В эпоху перемен (а когда на нашей памяти были другие времена?) одно поколение так отличается от другого, что вопросы традиции часто становятся причиной конфликтов. Конфликт между навыками матери и чьим-то опытом, между советами профессионала и материнской практикой, между авторитетом эксперта и чьим-то еще мнением, – все это может пошатнуть доверие матери к самой себе. Более того, все значительные трансформации в американской жизни (иммиграция, миграция, американизация; индустриализация, урбанизация, механизация и прочее) очевидно пошатнули уверенность молодых матерей, перед которыми стоят довольно простые, но крайне важные для будущего задачи. Неудивительно, что первая глава книги Бенджамина Спока (1945) озаглавлена «Доверяйте себе». Безусловно, профессиональный акушер или педиатр должен предложить замену ограничивающей власти традиции в виде уверенного руководства, но вместе с тем он не может служить отцом-исповедником для молодых родителей, которые в одиночку вынуждены бороться с сомнениями и страхами, гневом и чужими аргументами. Я предложил бы читать такую книгу, как работа Спока, в родительских группах, где может сложиться психологическая атмосфера соседства; где решения рождаются в свободной атмосфере обмена мнениями и эмоциями, в движении от предрассудков и ошибок к общему относительному согласию, толерантности и доброй воле.

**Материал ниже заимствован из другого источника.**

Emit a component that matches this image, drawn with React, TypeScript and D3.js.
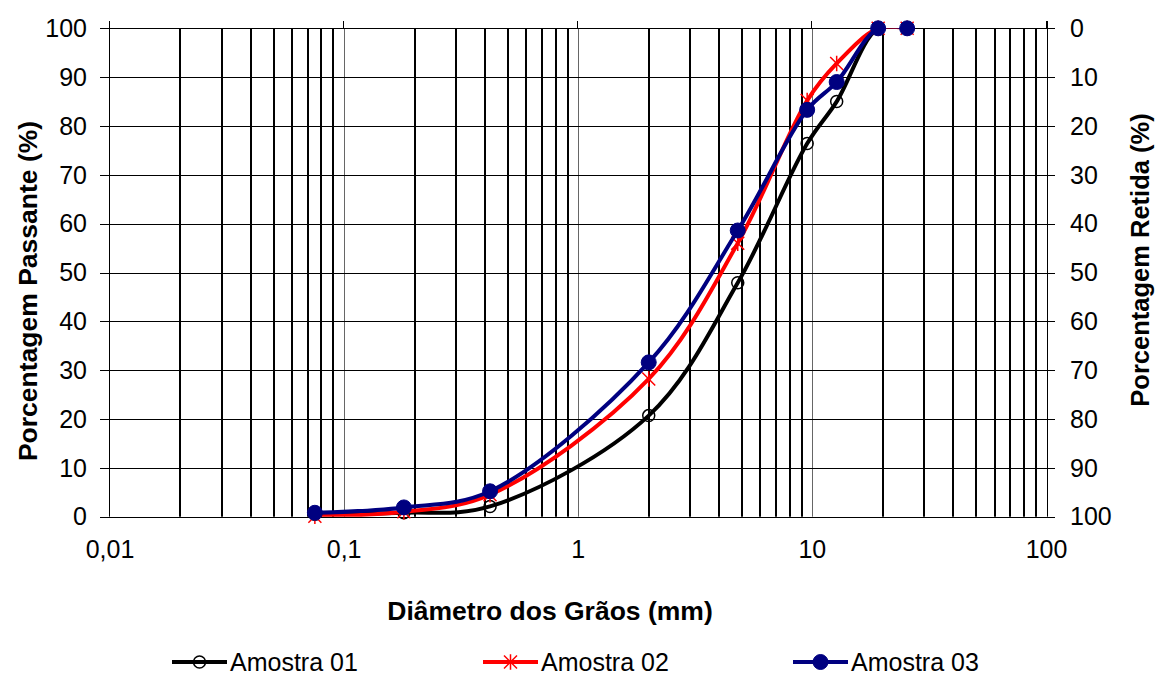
import React, { useEffect, useRef } from "react";
import * as d3 from "d3";

// Sieve openings (mm) and cumulative percent passing for each sample
const sieves = [0.075, 0.18, 0.42, 2.0, 4.8, 9.5, 12.7, 19.1, 25.4];
const amostra01 = [0.5, 0.8, 2.1, 20.7, 47.9, 76.4, 85.0, 100, 100];
const amostra02 = [0.1, 1.0, 4.5, 28.2, 56.0, 85.2, 92.8, 100, 100];
const amostra03 = [0.8, 1.9, 5.2, 31.6, 58.6, 83.3, 89.0, 100, 100];

const seriesNames = ["Amostra 01", "Amostra 02", "Amostra 03"];
const seriesColors = ["#000000", "#ff0000", "#000080"];
const seriesMarkers = ["openCircle", "star", "dot"];

const xTickValues = [0.01, 0.1, 1, 10, 100];
const xTickLabels = ["0,01", "0,1", "1", "10", "100"];
const yTickValues = [0, 10, 20, 30, 40, 50, 60, 70, 80, 90, 100];

const xTitle = "Diâmetro dos Grãos (mm)";
const yLeftTitle = "Porcentagem Passante (%)";
const yRightTitle = "Porcentagem Retida (%)";

const W = 1156;
const H = 674;
const FONT = "'Liberation Sans', Arial, Helvetica, sans-serif";

export default function App() {
  const ref = useRef<SVGSVGElement | null>(null);

  useEffect(() => {
    const svg = d3.select(ref.current);
    svg.selectAll("*").remove();

    const x = d3.scaleLog().domain([0.01, 100]).range([110, 1046.5]);
    const y = d3.scaleLinear().domain([0, 100]).range([516.7, 28.3]);
    const yRet = d3.scaleLinear().domain([100, 0]).range([516.7, 28.3]);
    const [x0, x1] = x.range();
    const [yb, yt] = y.range();

    const snap = (v: number) => Math.round(v) + 0.5;

    // minor vertical grid (2..9 in each decade)
    const minor: number[] = [];
    for (let e = -2; e < 2; e++) {
      for (let k = 2; k <= 9; k++) minor.push(k * Math.pow(10, e));
    }
    const grid = svg.append("g");
    grid
      .selectAll("line.minor")
      .data(minor)
      .join("line")
      .attr("x1", (d) => Math.round(x(d)))
      .attr("x2", (d) => Math.round(x(d)))
      .attr("y1", yt)
      .attr("y2", yb)
      .attr("stroke", "#000")
      .attr("stroke-width", 2);

    // major vertical grid at decades
    grid
      .selectAll("line.major")
      .data([0.1, 1, 10])
      .join("line")
      .attr("x1", (d) => snap(x(d)))
      .attr("x2", (d) => snap(x(d)))
      .attr("y1", yt)
      .attr("y2", yb)
      .attr("stroke", "#666")
      .attr("stroke-width", 1);

    // horizontal grid
    grid
      .selectAll("line.h")
      .data(yTickValues)
      .join("line")
      .attr("x1", x0)
      .attr("x2", x1)
      .attr("y1", (d) => snap(y(d)))
      .attr("y2", (d) => snap(y(d)))
      .attr("stroke", "#000")
      .attr("stroke-width", 1);

    // axis lines and ticks
    const axes = svg.append("g").attr("stroke", "#000").attr("stroke-width", 1);
    axes
      .append("line")
      .attr("x1", snap(x0) - 1)
      .attr("x2", snap(x0) - 1)
      .attr("y1", 21)
      .attr("y2", yb);
    axes
      .append("line")
      .attr("x1", snap(x1))
      .attr("x2", snap(x1))
      .attr("y1", 21)
      .attr("y2", yb);
    axes
      .append("line")
      .attr("x1", x0)
      .attr("x2", x1)
      .attr("y1", snap(yt))
      .attr("y2", snap(yt));
    // top decade ticks
    axes
      .selectAll("line.tt")
      .data(xTickValues)
      .join("line")
      .attr("x1", (d) => snap(x(d)) - 1)
      .attr("x2", (d) => snap(x(d)) - 1)
      .attr("y1", 21)
      .attr("y2", yt);
    // left ticks
    axes
      .selectAll("line.lt")
      .data(yTickValues)
      .join("line")
      .attr("x1", 100)
      .attr("x2", x0)
      .attr("y1", (d) => snap(y(d)))
      .attr("y2", (d) => snap(y(d)));
    // right ticks
    axes
      .selectAll("line.rt")
      .data(yTickValues)
      .join("line")
      .attr("x1", x1 - 6)
      .attr("x2", 1055)
      .attr("y1", (d) => snap(y(d)))
      .attr("y2", (d) => snap(y(d)));

    // tick labels
    const labels = svg
      .append("g")
      .attr("font-family", FONT)
      .attr("font-size", 25)
      .attr("fill", "#000");
    labels
      .selectAll("text.yl")
      .data(yTickValues)
      .join("text")
      .attr("x", 87)
      .attr("y", (d) => y(d))
      .attr("dy", "0.35em")
      .attr("text-anchor", "end")
      .text((d) => String(d));
    labels
      .selectAll("text.yr")
      .data(yTickValues)
      .join("text")
      .attr("x", 1070)
      .attr("y", (d) => yRet(d))
      .attr("dy", "0.35em")
      .attr("text-anchor", "start")
      .text((d) => String(d));
    labels
      .selectAll("text.xl")
      .data(xTickValues)
      .join("text")
      .attr("x", (d) => x(d))
      .attr("y", 558)
      .attr("text-anchor", "middle")
      .text((d, i) => xTickLabels[i]);

    // titles
    const titles = svg
      .append("g")
      .attr("font-family", FONT)
      .attr("font-size", 26.5)
      .attr("font-weight", "bold")
      .attr("fill", "#000");
    titles
      .append("text")
      .attr("x", 550)
      .attr("y", 620)
      .attr("text-anchor", "middle")
      .text(xTitle);
    titles
      .append("text")
      .attr("transform", "translate(37,291) rotate(-90)")
      .attr("text-anchor", "middle")
      .text(yLeftTitle);
    titles
      .append("text")
      .attr("transform", "translate(1149,260) rotate(-90)")
      .attr("text-anchor", "middle")
      .attr("font-size", 25.5)
      .text(yRightTitle);

    // clip for the curves
    svg
      .append("clipPath")
      .attr("id", "plotClip")
      .append("rect")
      .attr("x", x0)
      .attr("y", yt)
      .attr("width", x1 - x0)
      .attr("height", yb - yt);

    const allSeries = [amostra01, amostra02, amostra03];
    const line = d3
      .line<number>()
      .x((d, i) => x(sieves[i]))
      .y((d) => y(d))
      .curve(d3.curveCatmullRom.alpha(0.5));

    const drawMarker = (
      g: d3.Selection<SVGGElement, unknown, null, undefined>,
      kind: string,
      color: string,
      cx: number,
      cy: number
    ) => {
      if (kind === "openCircle") {
        g.append("circle")
          .attr("cx", cx)
          .attr("cy", cy)
          .attr("r", 6)
          .attr("fill", "none")
          .attr("stroke", color)
          .attr("stroke-width", 1.5);
      } else if (kind === "star") {
        const s = 6.5;
        const p = `M${cx - s},${cy - s}L${cx + s},${cy + s}M${cx - s},${cy + s}L${cx + s},${cy - s}M${cx},${cy - s * 1.2}L${cx},${cy + s * 1.2}`;
        g.append("path")
          .attr("d", p)
          .attr("fill", "none")
          .attr("stroke", color)
          .attr("stroke-width", 1.5);
      } else {
        g.append("circle")
          .attr("cx", cx)
          .attr("cy", cy)
          .attr("r", 7.5)
          .attr("fill", color)
          .attr("stroke", color)
          .attr("stroke-width", 1);
      }
    };

    allSeries.forEach((vals, si) => {
      const g = svg.append("g");
      g.append("path")
        .attr("d", line(vals) as string)
        .attr("fill", "none")
        .attr("stroke", seriesColors[si])
        .attr("stroke-width", 4)
        .attr("stroke-linejoin", "round")
        .attr("clip-path", "url(#plotClip)");
      vals.forEach((v, i) => {
        drawMarker(g as any, seriesMarkers[si], seriesColors[si], x(sieves[i]), y(v));
      });
    });

    // legend
    const legendX = [172, 483, 793];
    const ly = 662;
    seriesNames.forEach((name, si) => {
      const g = svg.append("g");
      const lx = legendX[si];
      g.append("line")
        .attr("x1", lx)
        .attr("x2", lx + 55)
        .attr("y1", ly)
        .attr("y2", ly)
        .attr("stroke", seriesColors[si])
        .attr("stroke-width", 4);
      drawMarker(g as any, seriesMarkers[si], seriesColors[si], lx + 27.5, ly);
      g.append("text")
        .attr("x", lx + 58)
        .attr("y", ly + 8.5)
        .attr("font-family", FONT)
        .attr("font-size", 25)
        .attr("fill", "#000")
        .text(name);
    });
  }, []);

  return (
    <svg
      ref={ref}
      width={W}
      height={H}
      style={{ position: "absolute", left: 0, top: 0, background: "#fff" }}
    />
  );
}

Эта глава получается слишком длинной, поскольку представленные здесь проблемы приходится обсуждать от «начала начал». Мы слишком мало знаем об этих началах – глубочайших слоях человеческой психики. Но поскольку мы уже представили общие соображения, следует сказать об одном традиционном культурном институте, который неразрывно связан с вопросами доверия, – а именно о религии.

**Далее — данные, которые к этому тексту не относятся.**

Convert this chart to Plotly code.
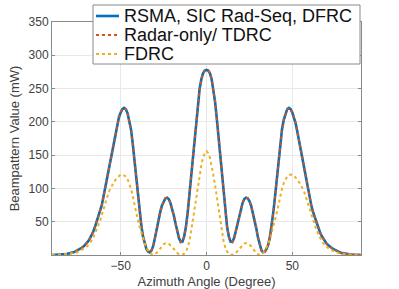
import plotly.graph_objects as go

angles = list(range(-90, 91))

rsma_left = [0.1, 0.15, 0.2, 0.3, 0.4, 0.55, 0.75, 1.0, 1.3, 1.7,
             2.2, 2.8, 3.6, 4.6, 5.8, 7.2, 8.8, 10.5, 12, 14.5,
             17, 20.5, 24.5, 29, 35, 42, 50, 57, 65, 75,
             88, 101, 115, 128, 141, 155, 170, 184, 197, 207,
             214, 219, 221, 219, 213, 203, 189, 168, 142, 115,
             90, 66, 45, 28, 16, 9, 5, 4, 7, 14,
             26, 40, 53, 64, 74, 81, 85, 86, 84, 78,
             70, 59, 47, 35, 25, 19.5, 20, 28, 42, 63,
             90, 118, 148, 178, 205, 230, 250, 264, 273, 277,
             278]
rsma_right = [277, 273, 264, 250, 230, 205, 178, 148, 118,
              90, 63, 42, 28, 20, 19.5, 25, 35, 47, 59,
              70, 78, 84, 86, 85, 81, 74, 64, 53, 40,
              26, 14, 7, 4, 5, 9, 16, 28, 45, 66,
              90, 115, 142, 168, 189, 203, 213, 219, 221, 219,
              214, 207, 197, 184, 170, 155, 141, 128, 115, 101,
              88, 75, 65, 57, 50, 42, 35, 29, 24.5, 20.5,
              17, 14.5, 12, 10.5, 8.8, 7.2, 5.8, 4.6, 3.6, 2.8,
              2.2, 1.7, 1.3, 1.0, 0.75, 0.55, 0.4, 0.3, 0.2, 0.15,
              0.1]
rsma = rsma_left + rsma_right

radar = list(rsma)

fdrc_left = [0.1, 0.12, 0.15, 0.2, 0.3, 0.4, 0.5, 0.7, 0.9, 1.2,
             1.5, 1.9, 2.4, 3.0, 3.7, 4.6, 5.6, 6.9, 8.3, 10,
             12, 14.5, 17.5, 21.5, 26, 32, 38, 44, 51, 60,
             69, 78, 86, 94, 100, 105, 109, 113, 116, 119,
             120.5, 121, 120, 118, 114, 108, 100, 89, 76, 64,
             53, 43, 33, 24, 17, 11, 6.5, 3, 1, 0.3,
             1, 3, 6, 9.5, 13, 16, 17.5, 18, 17, 15,
             12, 9, 5.5, 3, 1, 0.2, 0.5, 2, 5, 11,
             20, 35, 52, 69, 88, 105, 120, 135, 146, 153,
             156]
fdrc_right = [153, 146, 135, 120, 105, 88, 69, 52, 35,
              20, 11, 5, 2, 0.5, 0.2, 1, 3, 5.5, 9,
              12, 15, 17, 18, 17.5, 16, 13, 9.5, 6, 3,
              1, 0.3, 1, 3, 6.5, 11, 17, 24, 33, 43,
              53, 64, 76, 89, 100, 108, 114, 118, 120, 121,
              120.5, 119, 116, 113, 109, 105, 100, 94, 86, 78,
              69, 60, 51, 44, 38, 32, 26, 21.5, 17.5, 14.5,
              12, 10, 8.3, 6.9, 5.6, 4.6, 3.7, 3.0, 2.4, 1.9,
              1.5, 1.2, 0.9, 0.7, 0.5, 0.4, 0.3, 0.2, 0.15, 0.12,
              0.1]
fdrc = fdrc_left + fdrc_right

names = ["RSMA, SIC Rad-Seq, DFRC", "Radar-only/ TDRC", "FDRC"]
colors = ["#0072BD", "#D95319", "#EDB120"]
dashes = ["solid", "dot", "dot"]
widths = [2.6, 2, 2]
x_ticks = [-50, 0, 50]
y_ticks = [50, 100, 150, 200, 250, 300, 350]

FONT = "Liberation Sans, Arial, sans-serif"

fig = go.Figure()
for yv, nm, c, d, w in zip([rsma, radar, fdrc], names, colors, dashes, widths):
    fig.add_trace(go.Scatter(x=angles, y=yv, mode="lines", name=nm,
                             line=dict(color=c, width=w, dash=d),
                             showlegend=False))

axis_common = dict(
    showline=True, linecolor="#8a8a8a", linewidth=1, mirror="ticks",
    ticks="inside", ticklen=3, tickcolor="#8a8a8a",
    showgrid=True, gridcolor="#e8e8e8", gridwidth=1,
    zeroline=False, automargin=False,
    tickfont=dict(family=FONT, size=12, color="#404040"),
)

fig.update_xaxes(range=[-90, 90], tickvals=x_ticks,
                 title=dict(text="Azimuth Angle (Degree)", standoff=4,
                            font=dict(family=FONT, size=13, color="#404040")),
                 **axis_common)
fig.update_yaxes(range=[0, 350], tickvals=y_ticks,
                 title=dict(text="Beampattern Value (mW)", standoff=6,
                            font=dict(family=FONT, size=13, color="#404040")),
                 **axis_common)

# custom legend (MATLAB-like compact rows)
x0, x1 = 0.1327, 0.9968
y_top, y_bot = 1.073, 0.8197
row_y = [1.0258, 0.9442, 0.8627]
fig.add_shape(type="rect", xref="paper", yref="paper", x0=x0, x1=x1, y0=y_bot, y1=y_top,
              line=dict(color="#8a8a8a", width=1), fillcolor="white", layer="above")
for ry, nm, c, d, w in zip(row_y, names, colors, dashes, widths):
    fig.add_shape(type="line", xref="paper", yref="paper", x0=0.1424, x1=0.2168, y0=ry, y1=ry,
                  line=dict(color=c, width=w, dash=d), layer="above")
    fig.add_annotation(xref="paper", yref="paper", x=0.2265, y=ry, text=nm,
                       showarrow=False, xanchor="left", yanchor="middle",
                       font=dict(family=FONT, size=18, color="#111"))

fig.update_layout(
    width=399, height=289,
    margin=dict(l=52, r=38, t=22, b=34),
    paper_bgcolor="white", plot_bgcolor="white",
    showlegend=False,
)

fig.write_html("out.html",
               config={"displayModeBar": False},
               post_script="document.body.style.margin='0';document.body.style.padding='0';")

В задачи психолога не входит решать, следует ли исповедовать и практиковать ту или иную религию через ее ритуалы и словесные формулы. Психологу-наблюдателю следует задаться вопросом, существуют ли в наблюдаемой области религии и традиционных представлений живые психологические силы, создающие формы веры и убеждения, которые пронизывают родительскую личность и таким образом укрепляют базовое доверие ребенка к надежности мира. Психопатолог не может не увидеть, что существуют миллионы людей, которые не могут обойтись без религии, но также существуют и те, чья гордость не позволяет верить и кто мечется в темноте. С другой стороны, миллионы людей обретают веру, избегая религиозных догм, опираясь на дружеские отношения, плодотворную работу, социальные действия, научный труд, творчество. И, безусловно, есть те, кто исповедует религию, но в действительности не доверяет ни жизни, ни людям. Следует признать, что на протяжении веков религия регулярно пыталась восстановить чувство доверия в форме веры, одновременно создавая зримый образ зла, которое обещала победить. Все религии схожи в том, что периодически по-детски обращаются к богу-кормильцу или к богам, которые даруют не только земные блага, но и духовное здоровье; через коленопреклонение и сдержанную жестикуляцию они демонстрируют ничтожность и зависимость человека; в молитвах и песнопениях признают неправедность человеческих поступков, мыслей и намерений; признают внутренний раздор и молят о даровании высшей волей внутреннего покоя; призывают к самоограничению и поискам своего «я»; и наконец, в них индивидуальное доверие становится общей верой, индивидуальное недоверие представляется как общее зло, а индивидуальная потребность в возрождении выражается в участии в массовой ритуальной практике, что одновременно является знаком доверия к сообществу.

Тот, кто говорит, что исповедывает какую-либо религию, должен черпать из нее веру, которая передается младенцам в форме базового доверия; всякий, кто утверждает, что ему не нужна религия, должен черпать веру из какого-то иного источника.